Calling .split(): Default Behavior
00:00
Now let’s see what happens when you call the .split()
method in its most basic form, without giving it any arguments for separator
or maxsplit
.
00:09
When you call the .split()
method with no arguments, it splits on any sequence of white spaces. It’s not just looking for single spaces. It looks for any continuous block of white space characters.
00:20 This includes regular spaces, tabs, new lines, or returns. It treats multiple whitespace characters as a single delimiter. The spaces at the very beginning and the spaces or new lines at the very end, don’t create empty strings at the start or end of your words list.
00:37 It returns the list of non-empty soft strings. The words list you get back contains “Hello”, “World”, and “Python”, in this example. This default behavior is very useful when you want to quickly break a sentence into words, or process user input where people might have typed extra spaces.

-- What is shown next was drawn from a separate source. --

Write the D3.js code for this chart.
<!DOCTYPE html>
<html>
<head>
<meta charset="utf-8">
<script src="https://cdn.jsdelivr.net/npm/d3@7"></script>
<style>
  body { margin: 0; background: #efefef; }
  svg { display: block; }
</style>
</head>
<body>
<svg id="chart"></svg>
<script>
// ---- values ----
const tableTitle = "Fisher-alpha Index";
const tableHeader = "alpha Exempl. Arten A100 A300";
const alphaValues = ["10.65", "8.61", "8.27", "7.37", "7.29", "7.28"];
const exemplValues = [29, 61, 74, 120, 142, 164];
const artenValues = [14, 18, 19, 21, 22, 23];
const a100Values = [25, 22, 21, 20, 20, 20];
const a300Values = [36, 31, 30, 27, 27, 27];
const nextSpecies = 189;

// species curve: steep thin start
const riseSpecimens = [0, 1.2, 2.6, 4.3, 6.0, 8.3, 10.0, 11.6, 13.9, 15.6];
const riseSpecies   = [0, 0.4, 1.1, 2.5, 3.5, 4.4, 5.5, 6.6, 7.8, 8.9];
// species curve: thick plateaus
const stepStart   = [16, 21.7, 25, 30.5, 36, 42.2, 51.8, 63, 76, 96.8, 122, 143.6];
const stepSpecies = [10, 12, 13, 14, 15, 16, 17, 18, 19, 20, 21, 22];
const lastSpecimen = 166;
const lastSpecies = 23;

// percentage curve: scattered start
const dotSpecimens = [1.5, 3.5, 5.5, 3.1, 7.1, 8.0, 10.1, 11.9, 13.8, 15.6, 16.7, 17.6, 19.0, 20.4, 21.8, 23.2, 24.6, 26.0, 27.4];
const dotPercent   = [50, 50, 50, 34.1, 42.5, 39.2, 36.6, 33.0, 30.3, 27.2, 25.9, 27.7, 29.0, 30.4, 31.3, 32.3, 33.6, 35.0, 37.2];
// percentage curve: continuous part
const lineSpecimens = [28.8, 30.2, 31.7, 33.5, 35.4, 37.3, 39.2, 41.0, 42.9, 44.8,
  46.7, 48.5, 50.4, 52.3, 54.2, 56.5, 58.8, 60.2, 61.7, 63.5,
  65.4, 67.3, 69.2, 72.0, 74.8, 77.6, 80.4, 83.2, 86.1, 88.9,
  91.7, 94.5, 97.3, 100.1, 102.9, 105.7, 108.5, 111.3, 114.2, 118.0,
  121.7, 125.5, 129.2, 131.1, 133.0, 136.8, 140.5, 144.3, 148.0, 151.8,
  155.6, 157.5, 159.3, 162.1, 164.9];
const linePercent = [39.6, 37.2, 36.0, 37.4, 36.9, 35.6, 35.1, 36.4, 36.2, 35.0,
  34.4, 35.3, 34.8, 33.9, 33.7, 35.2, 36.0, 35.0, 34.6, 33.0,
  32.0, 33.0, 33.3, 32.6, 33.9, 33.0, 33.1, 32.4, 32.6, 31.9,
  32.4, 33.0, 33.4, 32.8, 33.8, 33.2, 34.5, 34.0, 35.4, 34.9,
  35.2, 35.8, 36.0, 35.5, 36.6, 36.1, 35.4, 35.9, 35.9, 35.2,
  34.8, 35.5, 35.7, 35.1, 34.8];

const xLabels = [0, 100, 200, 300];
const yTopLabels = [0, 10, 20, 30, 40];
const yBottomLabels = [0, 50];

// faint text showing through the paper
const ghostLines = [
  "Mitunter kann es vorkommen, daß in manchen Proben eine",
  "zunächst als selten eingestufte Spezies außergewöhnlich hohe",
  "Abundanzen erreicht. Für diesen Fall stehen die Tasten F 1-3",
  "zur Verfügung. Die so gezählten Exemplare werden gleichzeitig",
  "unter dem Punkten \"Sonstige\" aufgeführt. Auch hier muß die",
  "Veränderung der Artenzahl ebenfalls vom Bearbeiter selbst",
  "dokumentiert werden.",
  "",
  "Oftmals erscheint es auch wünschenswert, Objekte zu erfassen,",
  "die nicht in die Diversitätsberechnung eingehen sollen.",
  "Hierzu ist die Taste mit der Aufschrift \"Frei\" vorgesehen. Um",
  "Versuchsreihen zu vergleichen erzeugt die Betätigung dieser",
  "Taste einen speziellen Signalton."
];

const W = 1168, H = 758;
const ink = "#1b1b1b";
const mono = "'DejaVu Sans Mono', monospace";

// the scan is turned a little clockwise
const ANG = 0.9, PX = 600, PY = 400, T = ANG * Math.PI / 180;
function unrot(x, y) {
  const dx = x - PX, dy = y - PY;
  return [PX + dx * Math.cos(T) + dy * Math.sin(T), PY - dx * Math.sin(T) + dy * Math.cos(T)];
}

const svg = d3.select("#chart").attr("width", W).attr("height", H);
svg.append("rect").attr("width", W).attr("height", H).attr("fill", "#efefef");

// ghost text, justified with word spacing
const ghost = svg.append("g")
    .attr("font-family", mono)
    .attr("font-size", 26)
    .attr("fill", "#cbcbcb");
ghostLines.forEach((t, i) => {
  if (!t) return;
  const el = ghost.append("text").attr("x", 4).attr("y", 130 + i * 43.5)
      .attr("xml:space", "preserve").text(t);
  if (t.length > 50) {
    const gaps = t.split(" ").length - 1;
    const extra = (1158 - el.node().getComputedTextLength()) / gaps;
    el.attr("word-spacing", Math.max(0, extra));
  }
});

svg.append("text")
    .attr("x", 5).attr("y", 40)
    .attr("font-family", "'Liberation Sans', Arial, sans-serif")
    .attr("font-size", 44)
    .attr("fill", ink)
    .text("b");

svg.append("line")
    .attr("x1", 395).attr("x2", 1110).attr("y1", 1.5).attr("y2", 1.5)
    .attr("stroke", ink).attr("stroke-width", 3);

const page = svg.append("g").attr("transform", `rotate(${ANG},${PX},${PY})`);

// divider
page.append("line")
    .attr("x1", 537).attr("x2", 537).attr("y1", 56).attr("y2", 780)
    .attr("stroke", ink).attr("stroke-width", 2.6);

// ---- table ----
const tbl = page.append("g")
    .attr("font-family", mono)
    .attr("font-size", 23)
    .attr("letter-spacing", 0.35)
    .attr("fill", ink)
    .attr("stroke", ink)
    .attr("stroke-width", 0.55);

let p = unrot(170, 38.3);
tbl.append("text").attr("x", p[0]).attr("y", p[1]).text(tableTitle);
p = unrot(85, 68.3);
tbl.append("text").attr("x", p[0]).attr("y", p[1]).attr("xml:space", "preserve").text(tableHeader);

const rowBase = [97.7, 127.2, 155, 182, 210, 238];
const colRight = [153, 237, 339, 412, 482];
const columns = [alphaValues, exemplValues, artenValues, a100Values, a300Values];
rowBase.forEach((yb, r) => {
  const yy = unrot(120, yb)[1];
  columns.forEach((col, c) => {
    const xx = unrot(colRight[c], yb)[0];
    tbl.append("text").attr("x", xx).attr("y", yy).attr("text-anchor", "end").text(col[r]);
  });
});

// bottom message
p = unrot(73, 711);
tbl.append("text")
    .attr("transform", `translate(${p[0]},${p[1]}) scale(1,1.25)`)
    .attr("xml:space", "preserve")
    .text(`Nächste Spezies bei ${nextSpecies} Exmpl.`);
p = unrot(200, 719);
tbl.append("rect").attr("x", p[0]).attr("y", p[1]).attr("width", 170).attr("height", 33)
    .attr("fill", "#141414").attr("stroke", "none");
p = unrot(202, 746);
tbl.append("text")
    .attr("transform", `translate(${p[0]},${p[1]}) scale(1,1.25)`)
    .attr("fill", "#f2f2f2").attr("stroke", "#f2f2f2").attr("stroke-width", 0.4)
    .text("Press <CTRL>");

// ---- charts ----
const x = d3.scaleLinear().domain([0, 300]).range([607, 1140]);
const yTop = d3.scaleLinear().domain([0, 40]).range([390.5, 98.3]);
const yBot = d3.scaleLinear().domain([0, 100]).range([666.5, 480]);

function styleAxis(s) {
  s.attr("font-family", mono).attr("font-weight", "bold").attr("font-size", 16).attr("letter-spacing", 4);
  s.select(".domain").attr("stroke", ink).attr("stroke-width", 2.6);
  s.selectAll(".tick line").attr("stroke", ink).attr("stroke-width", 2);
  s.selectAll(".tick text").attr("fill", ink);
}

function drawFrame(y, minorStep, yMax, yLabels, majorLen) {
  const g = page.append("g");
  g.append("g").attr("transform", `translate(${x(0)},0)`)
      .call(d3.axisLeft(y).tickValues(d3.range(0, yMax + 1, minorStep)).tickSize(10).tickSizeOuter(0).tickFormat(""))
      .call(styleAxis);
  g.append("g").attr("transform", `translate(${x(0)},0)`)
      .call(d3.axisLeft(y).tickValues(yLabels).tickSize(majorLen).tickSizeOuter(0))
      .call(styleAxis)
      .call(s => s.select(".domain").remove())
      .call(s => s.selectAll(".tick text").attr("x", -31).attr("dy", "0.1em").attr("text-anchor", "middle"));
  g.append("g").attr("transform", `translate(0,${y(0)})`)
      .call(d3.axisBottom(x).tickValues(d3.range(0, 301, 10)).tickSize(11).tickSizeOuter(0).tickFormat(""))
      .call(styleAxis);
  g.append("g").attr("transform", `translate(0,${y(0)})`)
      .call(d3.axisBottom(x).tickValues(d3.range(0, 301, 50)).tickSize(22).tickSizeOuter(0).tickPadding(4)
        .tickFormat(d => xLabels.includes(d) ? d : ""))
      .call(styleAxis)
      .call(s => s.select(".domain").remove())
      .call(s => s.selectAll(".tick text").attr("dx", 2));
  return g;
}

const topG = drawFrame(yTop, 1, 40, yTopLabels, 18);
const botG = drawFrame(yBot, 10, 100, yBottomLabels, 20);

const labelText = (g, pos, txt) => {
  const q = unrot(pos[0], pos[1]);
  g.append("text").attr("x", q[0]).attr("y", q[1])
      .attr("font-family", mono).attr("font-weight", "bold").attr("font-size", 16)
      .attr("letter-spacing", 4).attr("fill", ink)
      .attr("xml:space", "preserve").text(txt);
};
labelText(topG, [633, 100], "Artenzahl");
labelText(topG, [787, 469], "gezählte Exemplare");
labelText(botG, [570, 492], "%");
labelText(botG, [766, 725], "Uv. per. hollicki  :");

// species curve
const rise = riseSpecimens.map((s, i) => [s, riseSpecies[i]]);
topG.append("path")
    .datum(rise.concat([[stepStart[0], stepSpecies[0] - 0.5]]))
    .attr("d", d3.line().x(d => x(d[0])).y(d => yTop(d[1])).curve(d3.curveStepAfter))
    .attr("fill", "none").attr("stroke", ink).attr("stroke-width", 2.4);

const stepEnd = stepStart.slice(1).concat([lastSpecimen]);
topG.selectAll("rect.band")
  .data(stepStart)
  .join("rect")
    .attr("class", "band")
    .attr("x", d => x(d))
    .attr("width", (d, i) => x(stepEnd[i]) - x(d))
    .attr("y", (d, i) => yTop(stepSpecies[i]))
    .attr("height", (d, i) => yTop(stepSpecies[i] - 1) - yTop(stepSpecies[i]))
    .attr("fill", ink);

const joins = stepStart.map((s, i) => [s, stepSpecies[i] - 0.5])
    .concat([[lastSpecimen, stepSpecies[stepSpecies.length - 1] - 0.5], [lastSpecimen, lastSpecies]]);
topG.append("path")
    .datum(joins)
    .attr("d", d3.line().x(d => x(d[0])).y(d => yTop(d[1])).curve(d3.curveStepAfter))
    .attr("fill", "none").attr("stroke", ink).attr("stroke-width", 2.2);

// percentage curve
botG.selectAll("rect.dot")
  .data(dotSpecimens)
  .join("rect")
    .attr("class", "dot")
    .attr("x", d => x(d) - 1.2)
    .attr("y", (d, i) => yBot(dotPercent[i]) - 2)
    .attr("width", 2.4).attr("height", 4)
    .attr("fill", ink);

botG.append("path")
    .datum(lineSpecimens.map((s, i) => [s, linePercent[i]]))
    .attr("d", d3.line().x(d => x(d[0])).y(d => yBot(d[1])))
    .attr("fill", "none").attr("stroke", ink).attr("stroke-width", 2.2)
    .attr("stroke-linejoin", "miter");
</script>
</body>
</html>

00:54 Now let’s take a look at an example.
00:59
If we have a sentence or a paragraph that looks like this with inconsistent white spaces between each word, and some white spaces in the beginning and at the end of the sentence or paragraph, you can easily use the default behavior of the .split()
method to extract the words from this paragraph.
01:24
Let’s print the wordlist
and see the words that it has.
01:34
So you can see how clean and easy it was. The default .split()

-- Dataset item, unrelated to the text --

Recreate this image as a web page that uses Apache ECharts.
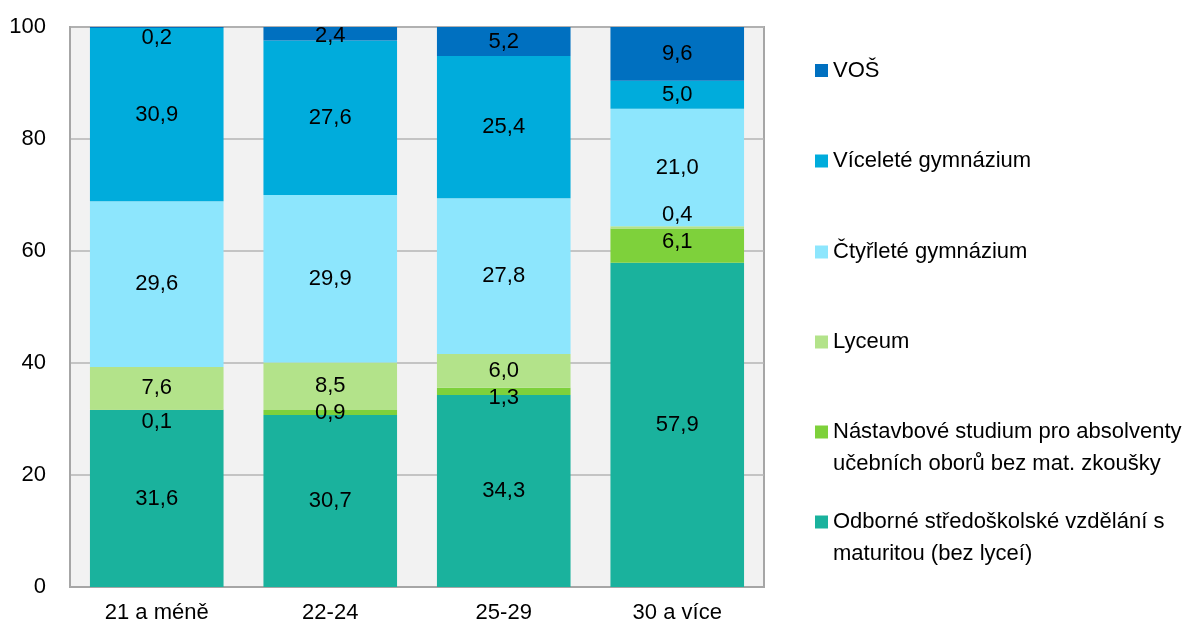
<!DOCTYPE html>
<html>
<head>
<meta charset="utf-8">
<script src="https://cdn.jsdelivr.net/npm/echarts@6/dist/echarts.min.js"></script>
<style>
  html, body { margin: 0; padding: 0; background: #fff; }
  #chart { width: 1185px; height: 628px; }
</style>
</head>
<body>
<div id="chart"></div>
<script>
// age groups
const categories = ['21 a méně', '22-24', '25-29', '30 a více'];

// series, bottom of the stack first
const odborne = [31.6, 30.7, 34.3, 57.9];
const nastavbove = [0.1, 0.9, 1.3, 6.1];
const lyceum = [7.6, 8.5, 6.0, 0.4];
const ctyrlete = [29.6, 29.9, 27.8, 21.0];
const viceleta = [30.9, 27.6, 25.4, 5.0];
const vos = [0.2, 2.4, 5.2, 9.6];

const yTicks = [0, 20, 40, 60, 80, 100];

const seriesDefs = [
  { name: 'Odborné středoškolské vzdělání s\nmaturitou (bez lyceí)', data: odborne, color: '#1ab29d' },
  { name: 'Nástavbové studium pro absolventy\nučebních oborů bez mat. zkoušky', data: nastavbove, color: '#7ed13b' },
  { name: 'Lyceum', data: lyceum, color: '#b3e38a' },
  { name: 'Čtyřleté gymnázium', data: ctyrlete, color: '#8de6fd' },
  { name: 'Víceleté gymnázium', data: viceleta, color: '#00acdc' },
  { name: 'VOŠ', data: vos, color: '#0070c0' }
];

// label nudges (px) for the thin segments, as placed in the original
// key: series index -> { category index: dy }
const labelNudge = {
  1: { 0: 12, 2: 7, 3: -4 },
  2: { 3: -13 },
  5: { 0: 10, 1: 2 }
};

const fmt = v => v.toFixed(1).replace('.', ',');
const font = 'Liberation Sans, Arial, sans-serif';

const series = seriesDefs.map((s, si) => ({
  name: s.name,
  type: 'bar',
  stack: 'total',
  barCategoryGap: '23%',
  itemStyle: { color: s.color },
  label: {
    show: true,
    position: 'inside',
    color: '#000',
    fontFamily: font,
    fontSize: 22,
    formatter: p => fmt(p.value)
  },
  data: s.data.map((v, di) => {
    const dy = labelNudge[si] && labelNudge[si][di];
    return dy ? { value: v, label: { offset: [0, dy] } } : v;
  })
}));

// legend, top to bottom, one block each
const legendCenters = [70.5, 161, 252, 342, 432, 522];
const legendOrder = seriesDefs.slice().reverse();
const legends = legendOrder.map((s, i) => {
  const twoLines = s.name.indexOf('\n') >= 0;
  return {
    data: [s.name],
    left: 815,
    top: twoLines ? legendCenters[i] - 48 : legendCenters[i] - 16,
    orient: 'vertical',
    padding: 0,
    icon: 'rect',
    itemWidth: 13,
    itemHeight: 13,
    selectedMode: false,
    // empty first line keeps the marker level with the first text line
    formatter: name => (name.indexOf('\n') >= 0 ? '\n' + name : name),
    textStyle: {
      color: '#000',
      fontFamily: font,
      fontSize: 22,
      lineHeight: 32
    }
  };
});

const chart = echarts.init(document.getElementById('chart'));
chart.setOption({
  animation: false,
  legend: legends,
  grid: {
    left: 70,
    right: 421,
    top: 27,
    bottom: 41,
    show: true,
    backgroundColor: '#f2f2f2',
    borderColor: '#a6a6a6',
    borderWidth: 2
  },
  xAxis: {
    type: 'category',
    data: categories,
    axisLine: { lineStyle: { color: '#a6a6a6', width: 2 } },
    axisTick: { show: false },
    axisLabel: { color: '#000', fontFamily: font, fontSize: 22, margin: 15 }
  },
  yAxis: {
    type: 'value',
    min: yTicks[0],
    max: yTicks[yTicks.length - 1],
    interval: yTicks[1] - yTicks[0],
    axisLine: { show: true, lineStyle: { color: '#a6a6a6', width: 2 } },
    axisTick: { show: false },
    splitLine: { lineStyle: { color: '#b4b4b4', width: 1.5 } },
    axisLabel: { color: '#000', fontFamily: font, fontSize: 22, margin: 24 }
  },
  series: series
});
</script>
</body>
</html>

method intelligently handled everything for you. It ignored the leading and trailing whitespace, treated the new lines and the various clumps of spaces between the words as a single separator, and gave you exactly what you wanted, a clean list of words.
01:54
So the key takeaway here is use the default .split()
when your goal is to get words from natural or messy text. Its algorithm is designed to handle runs of any kind of white space.
02:05
This default behavior makes .split()
an amazing tool for cleaning up and parsing text from almost any source.